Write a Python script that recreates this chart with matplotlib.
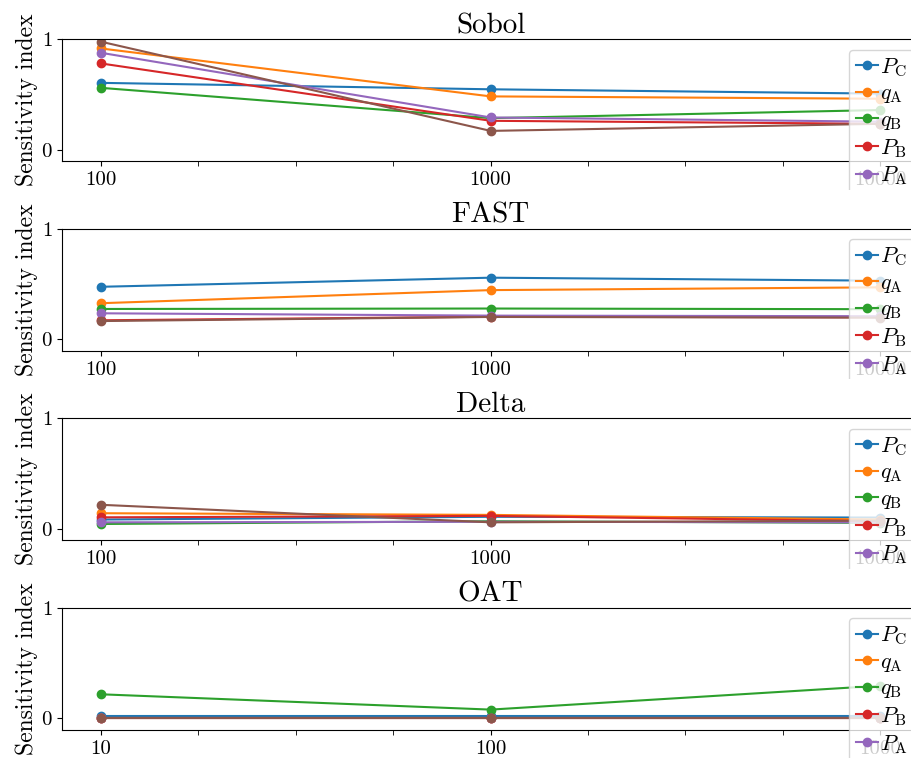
import matplotlib
matplotlib.use("Agg")
import matplotlib.pyplot as plt
from matplotlib.ticker import MultipleLocator

plt.rcParams["font.family"] = ["cmr10", "DejaVu Serif"]
plt.rcParams["mathtext.fontset"] = "cm"
plt.rcParams["axes.formatter.use_mathtext"] = True

labels = [r"$P_\mathrm{C}$", r"$q_\mathrm{A}$", r"$q_\mathrm{B}$",
          r"$P_\mathrm{B}$", r"$P_\mathrm{A}$", r"$q_\mathrm{C}$"]

titles = ["Sobol", "FAST", "Delta", "OAT"]
sample_ticks = [["100", "1000", "10000"],
                ["100", "1000", "10000"],
                ["100", "1000", "10000"],
                ["10", "100", "1000"]]

# one row per parameter, one column per sample size
sobol = [[0.605, 0.547, 0.508],
         [0.915, 0.483, 0.462],
         [0.560, 0.287, 0.360],
         [0.780, 0.263, 0.236],
         [0.876, 0.293, 0.255],
         [0.976, 0.172, 0.236]]
fast = [[0.475, 0.557, 0.530],
        [0.327, 0.445, 0.470],
        [0.275, 0.279, 0.273],
        [0.173, 0.205, 0.200],
        [0.236, 0.215, 0.210],
        [0.166, 0.203, 0.197]]
delta = [[0.085, 0.110, 0.103],
         [0.142, 0.127, 0.085],
         [0.045, 0.070, 0.055],
         [0.105, 0.118, 0.070],
         [0.060, 0.065, 0.060],
         [0.218, 0.060, 0.075]]
oat = [[0.020, 0.020, 0.020],
       [0.002, 0.002, 0.002],
       [0.218, 0.080, 0.295],
       [0.002, 0.002, 0.002],
       [0.001, 0.001, 0.001],
       [0.004, 0.004, 0.004]]
results = [sobol, fast, delta, oat]

fig = plt.figure(figsize=(9.12, 7.58), dpi=100)
subfigs = fig.subfigures(4, 1)

for sf, title, ticks, data in zip(subfigs, titles, sample_ticks, results):
    sf.set_facecolor("white")
    ax = sf.add_axes([0.068, 0.15, 0.94, 0.644])
    xs = range(len(ticks))
    for vals, lab in zip(data, labels):
        ax.plot(xs, vals, marker="o", label=lab)
    ax.set_xlim(-0.1, 2.1)
    ax.set_ylim(-0.1, 1.0)
    ax.set_xticks(list(xs))
    ax.set_xticklabels(ticks)
    ax.xaxis.set_minor_locator(MultipleLocator(0.25))
    ax.tick_params(axis="x", which="minor", length=3.5)
    ax.set_yticks([0, 1])
    ax.tick_params(labelsize=15)
    ax.tick_params(axis="x", pad=4)
    ax.set_title(title, fontsize=21, pad=2)
    ax.set_ylabel("Sensitivity index", fontsize=17, labelpad=2)
    ax.legend(loc="upper left", bbox_to_anchor=(0.918, 0.914),
              borderaxespad=0, fontsize=16, handlelength=1.0,
              handletextpad=0.1, labelspacing=0.22, borderpad=0.3)

fig.savefig("out.png", dpi=100)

→ Exercise objective
Repeat, with no pictures, each line from the beginning of the data through the line containing "subfigs = fig.subfigures(4, 1)", inclusive.

→ Response to this task
Write a Python script that recreates this chart with matplotlib.
import matplotlib
matplotlib.use("Agg")
import matplotlib.pyplot as plt
from matplotlib.ticker import MultipleLocator

plt.rcParams["font.family"] = ["cmr10", "DejaVu Serif"]
plt.rcParams["mathtext.fontset"] = "cm"
plt.rcParams["axes.formatter.use_mathtext"] = True

labels = [r"$P_\mathrm{C}$", r"$q_\mathrm{A}$", r"$q_\mathrm{B}$",
          r"$P_\mathrm{B}$", r"$P_\mathrm{A}$", r"$q_\mathrm{C}$"]

titles = ["Sobol", "FAST", "Delta", "OAT"]
sample_ticks = [["100", "1000", "10000"],
                ["100", "1000", "10000"],
                ["100", "1000", "10000"],
                ["10", "100", "1000"]]

# one row per parameter, one column per sample size
sobol = [[0.605, 0.547, 0.508],
         [0.915, 0.483, 0.462],
         [0.560, 0.287, 0.360],
         [0.780, 0.263, 0.236],
         [0.876, 0.293, 0.255],
         [0.976, 0.172, 0.236]]
fast = [[0.475, 0.557, 0.530],
        [0.327, 0.445, 0.470],
        [0.275, 0.279, 0.273],
        [0.173, 0.205, 0.200],
        [0.236, 0.215, 0.210],
        [0.166, 0.203, 0.197]]
delta = [[0.085, 0.110, 0.103],
         [0.142, 0.127, 0.085],
         [0.045, 0.070, 0.055],
         [0.105, 0.118, 0.070],
         [0.060, 0.065, 0.060],
         [0.218, 0.060, 0.075]]
oat = [[0.020, 0.020, 0.020],
       [0.002, 0.002, 0.002],
       [0.218, 0.080, 0.295],
       [0.002, 0.002, 0.002],
       [0.001, 0.001, 0.001],
       [0.004, 0.004, 0.004]]
results = [sobol, fast, delta, oat]

fig = plt.figure(figsize=(9.12, 7.58), dpi=100)
subfigs = fig.subfigures(4, 1)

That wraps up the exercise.